Bench Memos

Do the Administration’s Numerous 9-0 Losses Mean It Is Being Extreme?

Over at the Volokh Conspiracy, there’s an interesting debate going on between Ilya Somin, Orin Kerr, and David Bernstein. Somin started the discussion with this post. An excerpt:

Still, when the president’s position in multiple major constitutional cases cannot secure even one vote on an ideologically and methodologically diverse Court that includes two of his own appointees, it is likely there is something wrong with the administration’s constitutional worldview. The mistakes cannot be attributed to low-level underlings.

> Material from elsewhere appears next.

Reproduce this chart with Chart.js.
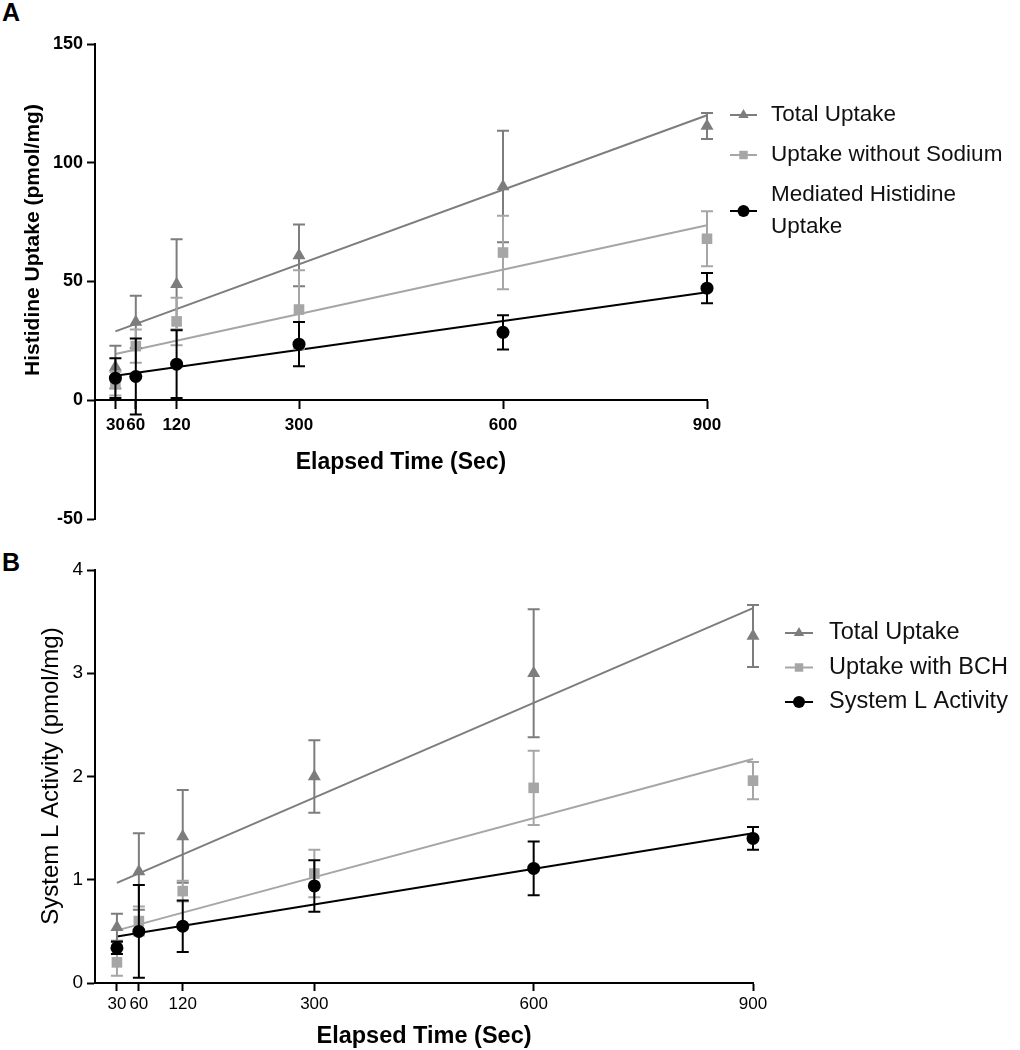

Orin Kerr responded twice thusly:

Ilya has some fun suggesting that Obama was the uniter, in that he personally brought the Justices together with his positions. But at least in the cell phone cases, the arguments likely were crafted mostly by career lawyers who have been in the government for a long time. The Bush Administration DOJ took the same position back when it existed, at least to the extent that the arguments of DOJ lawyers can be imputed to “the Administration.” And state prosecutors took the same position in their respective state courts and in Riley. It’s the standard position you would expect any prosecutor to take, not something BHO cooked up one afternoon after reading his daily chapter of Saul Alinsky.

Somin replied:

Orin suggests that the positions the administration took in these cases were not extreme in the sense that they were not “unusual position[s] that go… way beyond what the repeat-player litigant would be expected to take.” In many of these cases, this is true (though not always: even Justice Elena Kagan, Obama’s former Solicitor General, expressed incredulity that the administration took the position it did in one of these cases). But this is precisely the problem I have emphasized in my writings on this subject, going back to my USA Today op ed last year. It has become normal for administrations of both parties to latch onto highly dubious – and, yes, extreme – theories of federal power whenever they might help the administration promote its policy agenda or win a case in court. Such behavior is not “extreme” in every possible sense of the word. But that is hardly reassuring.

David Bernstein chimed in, too, with several examples. You can read them all here

Jonathan KeimJonathan Keim is Counsel for the Judicial Crisis Network. A native of Peoria, Illinois, he is a graduate of Georgetown University Law Center and Princeton University, an experienced litigator, and ...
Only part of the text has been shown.